In the project “Validation of the Methodology of the Identification and Characterisation of Risks on Pathways in the Canary Islands”, carried out by the government of the Canary Islands, iCarto participated as technical support specialised in geographic information technologies, designing an ETL (Extract, Transform and Load) system that enables data gathered on the ground to be validated and added to a geographic database. Later, a series of calculations on raster and vector data are implemented via PostGIS functions, allowing us to obtain indicators and categorise the pathways.
Problems posed by the project
In the framework of the European project CAMINMAC, the town council of Tenerife carried out a task in May 2015 the purpose of which was the “Identification of Risks, Assessment and List of Preventive and Corrective Measures on the Pathways on the Island of Tenerife”. In 2016, the government of the Canary Islands commissioned the project “Validation of the Methodology of the Identification and Characterisation of Risks on Pathways in the Canary Islands”. The scope of the project included “the development of a spatial database”, which was implemented by Mariano Sanz Gil and iCarto.
The work was based on the data gathered on the ground, while tools and technology continued to advance, thus making them liable to vary in terms of characterisation.
We also needed a methodology to characterise different kinds of risks (physical exhaustion, falls, car accidents, etc.) in specific locations or sections of a pathway.
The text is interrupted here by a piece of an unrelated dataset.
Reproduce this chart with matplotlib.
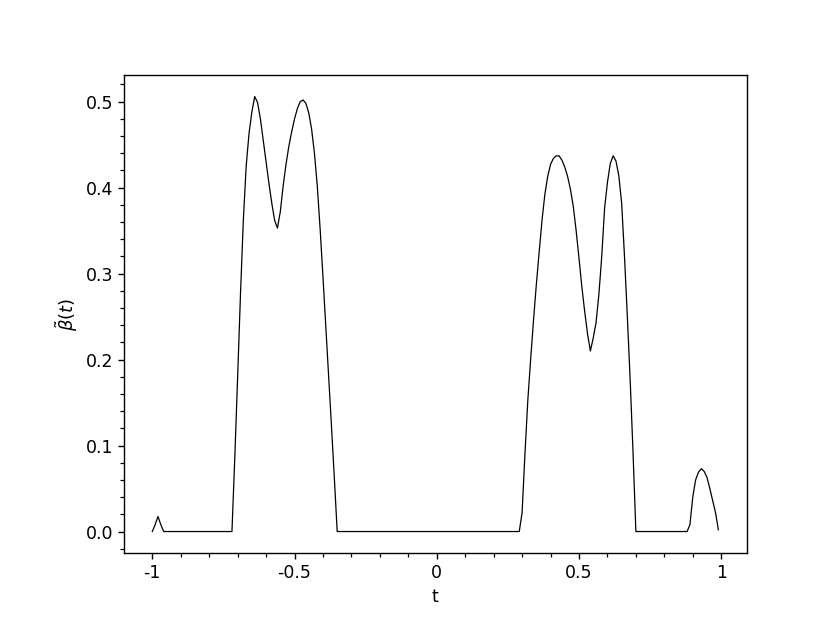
import matplotlib
matplotlib.use("Agg")
import matplotlib.pyplot as plt
from matplotlib.ticker import FixedLocator, FixedFormatter, MultipleLocator

# Sampled curve (t, beta~(t)); flat zero stretches are given by their end points
t_vals = [-1.00, -0.99, -0.98, -0.97, -0.96,
          -0.72, -0.71, -0.70, -0.69, -0.68, -0.67, -0.66, -0.65, -0.64, -0.63,
          -0.62, -0.61, -0.60, -0.59, -0.58, -0.57, -0.56, -0.55, -0.54, -0.53,
          -0.52, -0.51, -0.50, -0.49, -0.48, -0.47, -0.46, -0.45, -0.44, -0.43,
          -0.42, -0.41, -0.40, -0.39, -0.38, -0.37, -0.36, -0.35,
          0.29, 0.30, 0.31, 0.32, 0.33, 0.34, 0.35, 0.36, 0.37, 0.38, 0.39,
          0.40, 0.41, 0.42, 0.43, 0.44, 0.45, 0.46, 0.47, 0.48, 0.49, 0.50,
          0.51, 0.52, 0.53, 0.54, 0.55, 0.56, 0.57, 0.58, 0.59, 0.60, 0.61,
          0.62, 0.63, 0.64, 0.65, 0.66, 0.67, 0.68, 0.69, 0.70,
          0.88, 0.89, 0.90, 0.91, 0.92, 0.93, 0.94, 0.95, 0.96, 0.97, 0.98, 0.99]
beta_vals = [0.000, 0.008, 0.0175, 0.008, 0.000,
             0.000, 0.086, 0.180, 0.276, 0.362, 0.425, 0.463, 0.488, 0.506, 0.499,
             0.480, 0.455, 0.430, 0.405, 0.382, 0.362, 0.353, 0.372, 0.402, 0.427,
             0.448, 0.465, 0.480, 0.492, 0.500, 0.502, 0.498, 0.487, 0.468, 0.440,
             0.402, 0.352, 0.296, 0.238, 0.180, 0.122, 0.062, 0.000,
             0.000, 0.022, 0.090, 0.152, 0.200, 0.245, 0.287, 0.325, 0.362, 0.392, 0.413,
             0.427, 0.434, 0.437, 0.437, 0.432, 0.424, 0.413, 0.398, 0.378, 0.350, 0.318,
             0.285, 0.256, 0.230, 0.210, 0.225, 0.243, 0.276, 0.320, 0.376, 0.406, 0.428,
             0.437, 0.431, 0.414, 0.382, 0.320, 0.250, 0.176, 0.092, 0.000,
             0.000, 0.008, 0.040, 0.060, 0.069, 0.073, 0.070, 0.063, 0.050, 0.036, 0.022, 0.002]

x_ticks = [-1, -0.5, 0, 0.5, 1]
x_tick_labels = ["-1", "-0.5", "0", "0.5", "1"]
y_ticks = [0.0, 0.1, 0.2, 0.3, 0.4, 0.5]
y_tick_labels = ["0.0", "0.1", "0.2", "0.3", "0.4", "0.5"]

fig = plt.figure(figsize=(8.3, 6.23), dpi=100)
ax = fig.add_axes([0.1494, 0.1119, 0.7502, 0.7681])
ax.plot(t_vals, beta_vals, color="black", linewidth=0.9)

ax.xaxis.set_major_locator(FixedLocator(x_ticks))
ax.xaxis.set_major_formatter(FixedFormatter(x_tick_labels))
ax.yaxis.set_major_locator(FixedLocator(y_ticks))
ax.yaxis.set_major_formatter(FixedFormatter(y_tick_labels))
ax.xaxis.set_minor_locator(MultipleLocator(0.1))
ax.yaxis.set_minor_locator(MultipleLocator(0.02))

ax.tick_params(which="major", length=4.5, width=1.0, labelsize=12.5, top=False, right=False)
ax.tick_params(which="minor", length=2.6, width=0.9, top=False, right=False)
for s in ax.spines.values():
    s.set_linewidth(1.0)

ax.set_xlabel("t", fontsize=12.5)
ax.set_ylabel(r"$\tilde{\beta}(t)$", fontsize=13)

fig.savefig("out.png", dpi=100)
A text-based description to generate a risk rating for each incidence based on field observations and other information (height, distance to inhabited areas, etc.), and a way of categorising the pathways by risk and other criteria.
And how we solved them
The project not only consisted in ‘creating’ a database, but also in validating, implementing and evolving the proposed initial methodology with computer-based algorithms. In this context, the data itself and its form would increase over time.
A custom ETL pipeline/system was designed using Python and SQL, which made it possible to pre-validate/validate the field data, enter them into the database along with the rest of the necessary information, run the algorithms and automatically generate an analysis. This system enables all or part of the process to be run with barely any human intervention, and can therefore adapt to changing data and methodology.
The calculations of the indicators and the categorisation itself, which includes operations on raster and vector information, are implemented using functions on the PostgreSQL/PostGIS database as per the client’s request, and also in order to be able to separate the generation and exploitation of the information from the algorithms themselves. Some of the calculation techniques were inspired by dynamic segmentation and linear referencing (since these were unsuitable for direct use in this case) and an architecture that makes it easy to add or remove new types of risks, specific observations or to modify the methodology parameters.